The King entrusted to architect Vanvitelli,  well known for its huge work in the Papal States and the Marches,   to build in Caserta a large Palace, centerpiece of a new capital.

Royal Palace of Caserta

Royal Palace of Caserta

It was believed that the possibility of moving the court to Caserta was due to the excessive vulnerability of Naples from the sea side. – In 1742 England with the mere threat of an attack of the fleet was able to obtain the Bourbon neutrality.

Vanvitelli with the Royal Palace of Caserta took his chance and with his architectural language influenced the architects who followed him.  Before the  King entrance  in Naples there was the arrangement and enlargement of the vice-king palace unsuited to the needs of the court and in a state of neglect.

Author of the work was Medrano who was later entrusted with the work of Capodimonte –  a hunting and residence place for the court.
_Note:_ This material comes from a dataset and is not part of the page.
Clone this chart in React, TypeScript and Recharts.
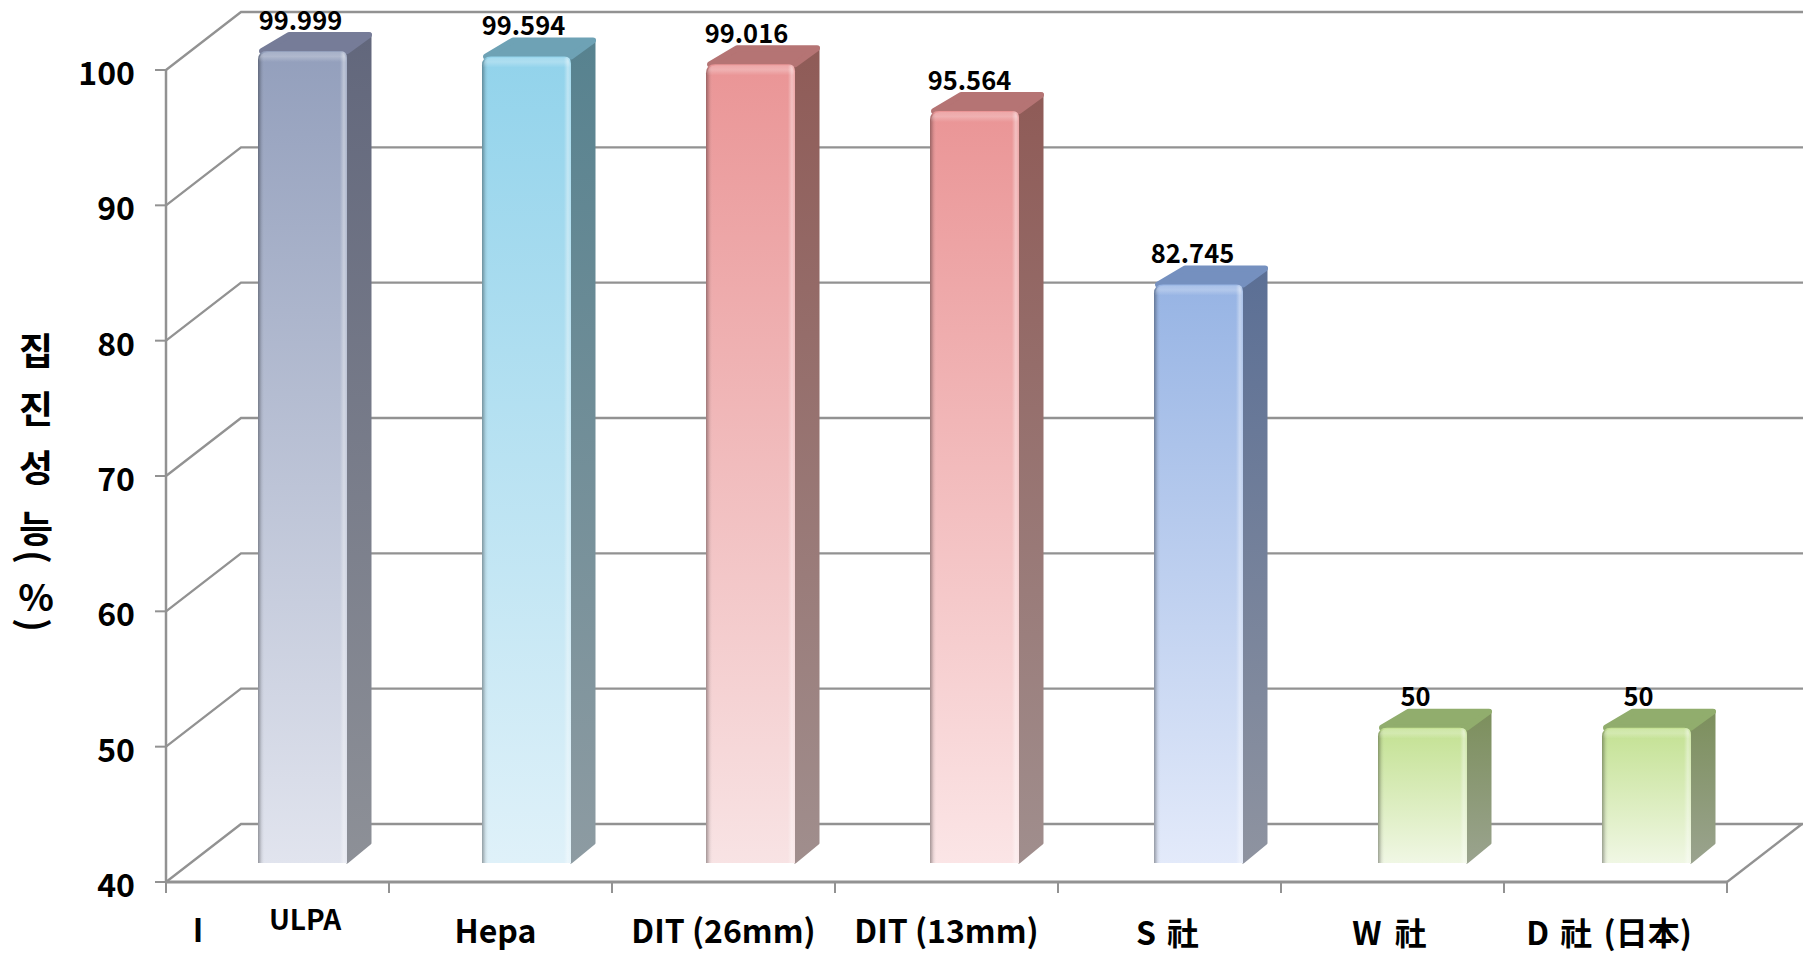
import React from "react";
import { ComposedChart, Bar, XAxis, YAxis, CartesianGrid, LabelList, Customized } from "recharts";

const categories = ["ULPA", "Hepa", "DIT (26mm)", "DIT (13mm)", "S 社", "W 社", "D 社 (日本)"];
const values = [99.999, 99.594, 99.016, 95.564, 82.745, 50, 50];
const valueLabels = ["99.999", "99.594", "99.016", "95.564", "82.745", "50", "50"];
const yTicks = [40, 50, 60, 70, 80, 90, 100];
const titleChars = ["집", "진", "성", "능", "(", "%", ")"];
const frontTop = ["#939fbc", "#92d3eb", "#ea9596", "#ea9596", "#97b4e4", "#c3e192", "#c3e192"];
const frontBottom = ["#e1e4ee", "#dff1f9", "#f8e3e4", "#fbe5e6", "#e3eafa", "#f0f7e4", "#f0f7e4"];
const sideTop = ["#62677c", "#57828f", "#8f5b57", "#8f5b57", "#5b6f95", "#7c8f5c", "#7c8f5c"];
const sideBottom = ["#8d9097", "#8d9ba2", "#a08e8d", "#a08e8d", "#8e93a0", "#9aa38e", "#9aa38e"];
const capColors = ["#767c98", "#6ea2b5", "#b57474", "#b57474", "#7590bf", "#91ad6d", "#91ad6d"];

const data = categories.map((name, i) => ({ name, value: values[i], label: valueLabels[i], index: i }));

const WIDTH = 1803;
const HEIGHT = 954;
const FONT = "'Noto Sans CJK KR', 'Noto Sans', sans-serif";
const GRID = "#929292";
const WALL_DX = 75;
const WALL_DY = -58;
const BAR_DX = 25;
const BAR_STEP_EXTRA = 1;
const BAR_DY = -19;
const DEPTH_X = 26;
const DEPTH_Y = -20;
const AXIS_Y = 882;

const tickShift = [
  { dx: 27.5, y: 918, size: 28, gap: 0 },
  { dx: -5, y: 929, size: 32, gap: 0 },
  { dx: 0, y: 929, size: 32, gap: 0 },
  { dx: 0, y: 929, size: 32, gap: 0 },
  { dx: -2, y: 931, size: 32, gap: 4 },
  { dx: -3, y: 931, size: 32, gap: 6 },
  { dx: -6.5, y: 931, size: 32, gap: 4 },
];
const titleY = [349, 407, 466, 527, 557, 595, 625];

function GridLine(props: any) {
  const { x1, x2, y1, y2 } = props;
  const wallX = x1 + WALL_DX;
  const wallY = y1 + WALL_DY;
  const end = x2 + WALL_DX + 1;
  const floor = y1 > 800;
  return (
    <g>
      <path d={`M${x1},${y1}L${wallX},${wallY}L${end},${wallY}`} fill="none" stroke={GRID} strokeWidth={2.3} />
      {floor ? <path d={`M${x2},${y2}L${x2 + WALL_DX},${y2 + WALL_DY}`} fill="none" stroke={GRID} strokeWidth={2.3} /> : null}
    </g>
  );
}

function Column(props: any) {
  const { x, y, width, height, payload } = props;
  const i = payload.index;
  const fx = x + BAR_DX + i * BAR_STEP_EXTRA;
  const fy = y + BAR_DY;
  const fr = fx + width;
  const fb = fy + height;
  const outline = `M${fx},${fb}L${fx},${fy + 9}Q${fx},${fy} ${fx + 9},${fy}L${fr - 7},${fy}Q${fr},${fy} ${fr},${fy + 7}L${fr},${fb}Z`;
  return (
    <g>
      <defs>
        <linearGradient id={`front${i}`} x1="0" y1="0" x2="0" y2="1">
          <stop offset="0" stopColor={frontTop[i]} />
          <stop offset="1" stopColor={frontBottom[i]} />
        </linearGradient>
        <linearGradient id={`side${i}`} x1="0" y1="0" x2="0" y2="1">
          <stop offset="0" stopColor={sideTop[i]} />
          <stop offset="1" stopColor={sideBottom[i]} />
        </linearGradient>
        <linearGradient id={`edge${i}`} x1="0" y1="0" x2="1" y2="0">
          <stop offset="0" stopColor="#000" stopOpacity={0.34} />
          <stop offset="0.04" stopColor="#000" stopOpacity={0.08} />
          <stop offset="0.08" stopColor="#fff" stopOpacity={0} />
          <stop offset="0.92" stopColor="#fff" stopOpacity={0} />
          <stop offset="0.965" stopColor="#fff" stopOpacity={0.4} />
          <stop offset="1" stopColor="#fff" stopOpacity={0.15} />
        </linearGradient>
        <linearGradient id={`shine${i}`} x1="0" y1="0" x2="0" y2="1">
          <stop offset="0" stopColor="#fff" stopOpacity={0.18} />
          <stop offset="0.45" stopColor="#fff" stopOpacity={0.26} />
          <stop offset="1" stopColor="#fff" stopOpacity={0} />
        </linearGradient>
      </defs>
      <path
        d={`M${fr},${fy + 2}L${fr + DEPTH_X - 3},${fy + DEPTH_Y + 3}L${fr + DEPTH_X - 3},${fb + DEPTH_Y}L${fr},${fb - 1}Z`}
        fill={`url(#side${i})`}
        stroke={`url(#side${i})`}
        strokeWidth={3}
        strokeLinejoin="round"
      />
      <path
        d={`M${fx + 4},${fy}L${fx + DEPTH_X + 5},${fy + DEPTH_Y + 4}L${fr + DEPTH_X - 4},${fy + DEPTH_Y + 4}L${fr},${fy}Z`}
        fill={capColors[i]}
        stroke={capColors[i]}
        strokeWidth={6}
        strokeLinejoin="round"
      />
      <path d={outline} fill={`url(#front${i})`} />
      <path d={outline} fill={`url(#edge${i})`} />
      <path
        d={`M${fx + 1},${fy + 11}Q${fx + 1},${fy + 1} ${fx + 10},${fy + 1}L${fr - 7},${fy + 1}Q${fr - 1},${fy + 1} ${fr - 1},${fy + 11}Z`}
        fill={`url(#shine${i})`}
      />
    </g>
  );
}

function ValueLabel(props: any) {
  const { x, y, width, value } = props;
  return (
    <text
      x={x + width / 2 + 23}
      y={y - 52}
      textAnchor="middle"
      dominantBaseline="central"
      fontFamily={FONT}
      fontWeight={700}
      fontSize={25.5}
      fill="#000"
    >
      {value}
    </text>
  );
}

function CategoryTick(props: any) {
  const { x, width, payload, index } = props;
  const shift = tickShift[index] ?? tickShift[0];
  const step = width / categories.length;
  const left = x - step / 2;
  const right = x + step / 2;
  const last = index === categories.length - 1;
  return (
    <g>
      <line x1={left} x2={left} y1={AXIS_Y} y2={AXIS_Y + 11} stroke={GRID} strokeWidth={2} />
      {last ? <line x1={right} x2={right} y1={AXIS_Y} y2={AXIS_Y + 11} stroke={GRID} strokeWidth={2} /> : null}
      {index === 0 ? (
        <text x={198} y={928} textAnchor="middle" dominantBaseline="central" fontFamily={FONT} fontWeight={700} fontSize={32} fill="#000">
          I
        </text>
      ) : null}
      <text
        x={x + shift.dx}
        y={shift.y}
        textAnchor="middle"
        dominantBaseline="central"
        fontFamily={FONT}
        fontWeight={700}
        fontSize={shift.size}
        wordSpacing={shift.gap}
        fill="#000"
      >
        {payload.value}
      </text>
    </g>
  );
}

function ValueTick(props: any) {
  const { y, payload } = props;
  return (
    <text x={135} y={y + 1} textAnchor="end" dominantBaseline="central" fontFamily={FONT} fontWeight={700} fontSize={32} fill="#000">
      {payload.value}
    </text>
  );
}

function AxisTitle() {
  return (
    <g>
      {titleChars.map((c, i) => {
        const rotated = c === "(" || c === ")";
        return (
          <text
            key={i}
            x={36}
            y={titleY[i]}
            textAnchor="middle"
            dominantBaseline="central"
            fontFamily={FONT}
            fontWeight={700}
            fontSize={37}
            fill="#000"
            transform={rotated ? `rotate(90 36 ${titleY[i]})` : undefined}
          >
            {c}
          </text>
        );
      })}
    </g>
  );
}

export default function App() {
  return (
    <div style={{ position: "fixed", left: 0, top: 0, width: WIDTH, height: HEIGHT, background: "#fff", overflow: "hidden" }}>
      <ComposedChart
        width={WIDTH}
        height={HEIGHT}
        data={data}
        margin={{ top: 70, right: 76, bottom: 0, left: 0 }}
        style={{ background: "#fff" }}
      >
        <CartesianGrid vertical={false} horizontal={(p: any) => <GridLine key={p.key} {...p} />} syncWithTicks />
        <XAxis
          dataKey="name"
          height={72}
          interval={0}
          axisLine={{ stroke: GRID, strokeWidth: 3 }}
          tickLine={false}
          tick={<CategoryTick />}
        />
        <YAxis
          domain={[40, 100]}
          ticks={yTicks}
          width={166}
          interval={0}
          axisLine={{ stroke: GRID, strokeWidth: 2.5 }}
          tickSize={11}
          tickLine={{ stroke: GRID, strokeWidth: 2 }}
          tick={<ValueTick />}
        />
        <Bar dataKey="value" barSize={89} isAnimationActive={false} shape={<Column />}>
          <LabelList dataKey="label" content={<ValueLabel />} />
        </Bar>
        <Customized component={AxisTitle} />
      </ComposedChart>
    </div>
  );
}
As a second residence in the immediate vicinity of the city the King chose Portici, entrusting the work to Canevari in collaboration with Medrano. This cooperation  did not last long, as there was no labor division, which led to quarrels and the  result was   the ouster of Medrano. The need to have both a view of the bay and a view towards Vesuvius determined the location of the royal residence on a busy road.
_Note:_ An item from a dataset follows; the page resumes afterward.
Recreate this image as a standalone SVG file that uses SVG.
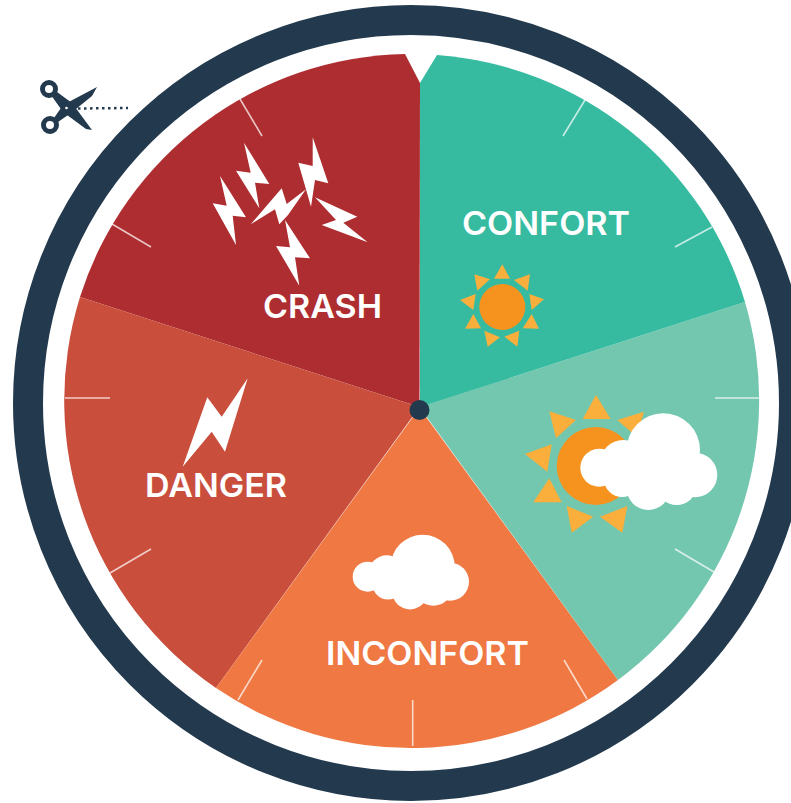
<svg xmlns="http://www.w3.org/2000/svg" width="791" height="803" viewBox="0 0 791 803">
<style>
.tick{stroke:#fff;stroke-opacity:.72;stroke-width:1.6;fill:none}
.lbl{font-family:"Inter","Noto Sans","Liberation Sans",sans-serif;font-weight:600;font-size:33px;fill:#fff}
.ray{fill:#faae3b}
.core{fill:#f6931f}
.w{fill:#fff}
.dk{fill:#233a4e}
</style>
<rect width="791" height="803" fill="#fff"/>
<circle id="ring" cx="411" cy="403" r="383" fill="none" stroke="#233a4e" stroke-width="30"/>
<g id="crash">
<path d="M419.5 407L420 83L405 54A348 348 0 0 0 80 297Z" fill="#ae2d30"/>
<g class="w">
<polygon points="220,176 246,217.3 232.7,215.7 236,245 212.7,203.3 226.7,205.7"/>
<polygon points="244,142.7 269.3,184 255,182.7 259.3,208.3 236,170.7 250.7,172.7"/>
<polygon points="306,189.3 288,215 279.3,224.3 275,209.3 250.7,224.3 281.7,188.3 286.7,204"/>
<polygon points="312.7,137.3 328.3,183.3 315,180 311,206.7 298.3,162.7 312.7,166"/>
<polygon points="315,197.3 357.3,216.7 343.3,222.7 367.7,242.3 321.7,225 336,220"/>
<polygon points="285,220 310,258.3 295,257.3 299.3,285.7 276,246 290,247.3"/>
</g>
<text class="lbl" x="263" y="318" textLength="119" lengthAdjust="spacingAndGlyphs">CRASH</text>
<line class="tick" x1="240" y1="99" x2="262" y2="136"/>
<line class="tick" x1="112" y1="224" x2="151" y2="247"/>
</g>
<g id="danger">
<path d="M419.5 407L80 297A348 348 0 0 0 216 688Z" fill="#c94e3c"/>
<polygon class="w" points="247.7,378.3 225,451.7 211.7,431.7 182.7,466.7 207.3,397.3 221.7,416.7"/>
<text class="lbl" x="145" y="497" textLength="142" lengthAdjust="spacingAndGlyphs">DANGER</text>
<line class="tick" x1="65" y1="398" x2="110" y2="398"/>
<line class="tick" x1="151" y1="549" x2="110" y2="573"/>
</g>
<g id="inconfort">
<path d="M419.5 408L216 688A348 348 0 0 0 618 680Z" fill="#ef7843"/>
<g class="w">
<circle cx="422.7" cy="566.7" r="32"/>
<circle cx="367.7" cy="576.7" r="15"/>
<circle cx="386.7" cy="573.3" r="18"/>
<circle cx="388" cy="584" r="15.500"/>
<circle cx="450" cy="581.7" r="19"/>
<circle cx="410" cy="591.7" r="17.700"/>
<circle cx="433.300" cy="586.7" r="19"/>
<circle cx="405" cy="580" r="20"/>
</g>
<text class="lbl" x="326" y="665" textLength="203" lengthAdjust="spacingAndGlyphs">INCONFORT</text>
<line class="tick" x1="262" y1="660" x2="238" y2="700"/>
<line class="tick" x1="412.7" y1="700" x2="412.7" y2="746"/>
<line class="tick" x1="564" y1="660" x2="587" y2="699"/>
</g>
<g id="partly-cloudy">
<path d="M419.5 407L745 302A348 348 0 0 1 618 680Z" fill="#73c7ae"/>
<g class="ray">
<polygon points="596,395 610.7,419 582.7,419"/>
<polygon points="644,411.7 617.3,420 636.7,436.7"/>
<polygon points="549.3,411.3 576,420 556,438.3"/>
<polygon points="525,454 551.7,444.3 547.3,471.7"/>
<polygon points="549.3,478.3 561.7,502.3 533.3,502.3"/>
<polygon points="566.7,506 593.3,516.7 571.7,532.7"/>
<polygon points="627.3,506 600,516.7 622.3,532.7"/>
</g>
<circle class="core" cx="595.7" cy="466" r="39"/>
<g class="w">
<circle cx="663.3" cy="450" r="36.700"/>
<circle cx="599.3" cy="467.7" r="19"/>
<circle cx="623.3" cy="463.3" r="23.300"/>
<circle cx="622" cy="479" r="18"/>
<circle cx="642" cy="470" r="25"/>
<circle cx="672" cy="470" r="25"/>
<circle cx="695" cy="475" r="22.300"/>
<circle cx="648.3" cy="488.3" r="21.700"/>
<circle cx="676.7" cy="485" r="20"/>
</g>
<line class="tick" x1="715" y1="398" x2="759" y2="398"/>
<line class="tick" x1="675" y1="549" x2="714" y2="572"/>
</g>
<g id="confort">
<path d="M420 407V83L437 55A348 348 0 0 1 745 302Z" fill="#36bba1"/>
<g class="ray">
<polygon points="502.3,264.3 510,278.7 494,278.7"/>
<polygon points="530,274.3 514,280 527.7,290.7"/>
<polygon points="544,299.3 531.7,310 529.3,294"/>
<polygon points="539,328.7 522.7,328.3 531.7,314"/>
<polygon points="519.3,330.7 504.3,336.7 517.3,346.7"/>
<polygon points="484.3,330.7 500,337.3 487.7,346.7"/>
<polygon points="465,328.7 481,328.3 473.3,314"/>
<polygon points="460,300 475.7,294 473.3,310"/>
<polygon points="474.3,274.3 490,279.3 477.3,290.7"/>
</g>
<circle class="core" cx="502.3" cy="307" r="23"/>
<text class="lbl" x="462" y="235" textLength="168" lengthAdjust="spacingAndGlyphs">CONFORT</text>
<line class="tick" x1="585" y1="100" x2="563" y2="136"/>
<line class="tick" x1="712" y1="227" x2="675" y2="247"/>
</g>
<circle id="hub" class="dk" cx="419.5" cy="410" r="10"/>
<g id="scissors">
<circle cx="49" cy="89" r="6.500" fill="none" stroke="#233a4e" stroke-width="5"/>
<circle cx="50" cy="125" r="6.500" fill="none" stroke="#233a4e" stroke-width="5"/>
<polygon class="dk" points="51,95 57,92 72,103 92,130 86,129 63,112"/>
<polygon class="dk" points="54,118 63,105 97,87 92,96 71,113 58,122"/>
<circle cx="66.500" cy="108" r="1.300" fill="#fff"/>
<line x1="78" y1="108.500" x2="128" y2="108" stroke="#233a4e" stroke-width="2.500" stroke-dasharray="2.500 3.500"/>
</g>
</svg>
The large capital spent on the construction of this residence were strongly criticized, arguing that with the same money  the conditions of poverty and unemployment in which the people lived in Naples could have  been resolved.

The purchase of places to meet the King’s passion for hunting led to the creation of royal sites. Vast estates used for the breeding of feather and hair animals for haunting purposes. The first royal site was Procida which  later joined  Astroni, Lake Fusaro, Caserta, Maddaloni and other resorts.

Procida Island

Procida Island

The area where stood the palace of Capodimonte was free of buildings except for a few patrician villa connected to the city by a path. The works for the palace construction  began in 1738 and continued quickly, only to be slowed down, both for the economic nature of tasks requiring high investment and for the arrival in Naples of Vanvitelli. With  the beginning of the works in  Caserta, Capodimonte lost importance in the eyes of the King.
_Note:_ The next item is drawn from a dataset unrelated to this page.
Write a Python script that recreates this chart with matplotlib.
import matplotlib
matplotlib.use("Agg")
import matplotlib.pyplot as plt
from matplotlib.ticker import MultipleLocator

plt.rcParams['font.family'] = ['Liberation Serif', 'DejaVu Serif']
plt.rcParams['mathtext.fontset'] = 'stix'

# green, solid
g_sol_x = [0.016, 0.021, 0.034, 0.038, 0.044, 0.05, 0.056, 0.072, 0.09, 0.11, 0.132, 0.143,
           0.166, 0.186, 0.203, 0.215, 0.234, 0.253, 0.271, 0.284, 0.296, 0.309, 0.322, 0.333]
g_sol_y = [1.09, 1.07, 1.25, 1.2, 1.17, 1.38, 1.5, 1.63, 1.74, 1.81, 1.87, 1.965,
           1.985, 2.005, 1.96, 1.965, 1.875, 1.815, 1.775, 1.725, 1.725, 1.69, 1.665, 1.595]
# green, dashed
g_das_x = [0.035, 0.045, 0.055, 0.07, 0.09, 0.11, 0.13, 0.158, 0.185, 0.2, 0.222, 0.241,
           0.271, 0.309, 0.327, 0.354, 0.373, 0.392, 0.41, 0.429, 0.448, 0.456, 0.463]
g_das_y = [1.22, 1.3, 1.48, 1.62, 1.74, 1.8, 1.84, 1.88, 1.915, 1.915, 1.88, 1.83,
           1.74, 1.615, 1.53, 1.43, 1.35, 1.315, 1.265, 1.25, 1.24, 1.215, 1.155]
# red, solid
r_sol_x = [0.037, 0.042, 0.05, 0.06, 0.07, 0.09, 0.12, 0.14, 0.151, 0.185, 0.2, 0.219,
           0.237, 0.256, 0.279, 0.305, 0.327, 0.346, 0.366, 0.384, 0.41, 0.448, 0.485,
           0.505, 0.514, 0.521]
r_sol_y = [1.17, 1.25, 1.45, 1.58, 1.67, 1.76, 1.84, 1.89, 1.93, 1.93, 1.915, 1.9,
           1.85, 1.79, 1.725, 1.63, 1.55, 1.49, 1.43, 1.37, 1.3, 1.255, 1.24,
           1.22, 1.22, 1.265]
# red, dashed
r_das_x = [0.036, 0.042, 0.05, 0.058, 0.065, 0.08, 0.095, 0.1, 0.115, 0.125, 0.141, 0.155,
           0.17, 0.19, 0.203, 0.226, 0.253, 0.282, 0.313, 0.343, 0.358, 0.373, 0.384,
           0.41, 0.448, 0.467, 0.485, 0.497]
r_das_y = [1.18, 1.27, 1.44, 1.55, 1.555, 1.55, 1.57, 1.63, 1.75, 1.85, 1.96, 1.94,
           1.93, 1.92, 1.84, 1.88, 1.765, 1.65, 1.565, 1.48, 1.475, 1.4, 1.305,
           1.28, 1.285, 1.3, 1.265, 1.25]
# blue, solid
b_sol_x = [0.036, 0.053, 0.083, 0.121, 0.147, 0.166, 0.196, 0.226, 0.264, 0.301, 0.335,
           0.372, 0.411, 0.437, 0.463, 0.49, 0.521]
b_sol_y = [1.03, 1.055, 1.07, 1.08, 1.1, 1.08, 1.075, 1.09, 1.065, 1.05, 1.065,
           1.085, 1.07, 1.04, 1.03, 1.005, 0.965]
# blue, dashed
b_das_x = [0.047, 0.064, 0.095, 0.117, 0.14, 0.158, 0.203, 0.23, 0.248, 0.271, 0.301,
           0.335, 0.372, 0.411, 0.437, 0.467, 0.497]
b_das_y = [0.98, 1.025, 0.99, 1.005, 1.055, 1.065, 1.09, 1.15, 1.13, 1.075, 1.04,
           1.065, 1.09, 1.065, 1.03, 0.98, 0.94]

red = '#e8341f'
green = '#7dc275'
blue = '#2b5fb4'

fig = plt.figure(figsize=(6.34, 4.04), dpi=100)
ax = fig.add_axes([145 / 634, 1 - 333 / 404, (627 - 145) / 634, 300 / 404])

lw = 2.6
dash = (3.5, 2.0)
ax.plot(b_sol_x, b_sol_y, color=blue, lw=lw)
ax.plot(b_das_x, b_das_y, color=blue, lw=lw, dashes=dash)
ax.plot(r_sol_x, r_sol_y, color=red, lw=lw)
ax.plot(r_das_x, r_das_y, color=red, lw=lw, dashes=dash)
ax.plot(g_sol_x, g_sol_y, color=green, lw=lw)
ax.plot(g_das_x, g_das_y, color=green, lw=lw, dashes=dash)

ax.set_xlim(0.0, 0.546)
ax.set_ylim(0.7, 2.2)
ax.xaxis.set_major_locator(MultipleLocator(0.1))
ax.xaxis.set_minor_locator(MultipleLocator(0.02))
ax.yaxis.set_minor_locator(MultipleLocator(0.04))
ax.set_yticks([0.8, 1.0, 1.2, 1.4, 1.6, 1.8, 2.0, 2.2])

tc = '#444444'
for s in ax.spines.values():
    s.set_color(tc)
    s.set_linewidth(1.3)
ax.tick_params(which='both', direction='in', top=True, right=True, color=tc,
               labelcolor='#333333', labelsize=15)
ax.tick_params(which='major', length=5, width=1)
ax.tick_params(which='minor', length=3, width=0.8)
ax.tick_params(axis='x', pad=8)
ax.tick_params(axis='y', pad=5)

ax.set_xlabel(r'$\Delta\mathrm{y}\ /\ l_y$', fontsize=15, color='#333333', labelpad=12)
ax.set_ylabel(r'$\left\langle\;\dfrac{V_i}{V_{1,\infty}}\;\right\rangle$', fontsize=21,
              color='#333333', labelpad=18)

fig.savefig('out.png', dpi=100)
Particularly important is the construction of the wood in  Capodimonte by Sanfelice  melting  a new  reasoning style  with the old baroque one. The range of 5 long avenues perceptible at the same time from a single point of view, is intersected by minor avenues that offer unexpected perspectives scenically impressive.

wood in  Capodimonte

wood in Capodimonte

The presence of the building, however, did not create the conditions for urban development. For a proper connection with the city we have to  wait for the Napoleonic period with the construction of the health district bridge.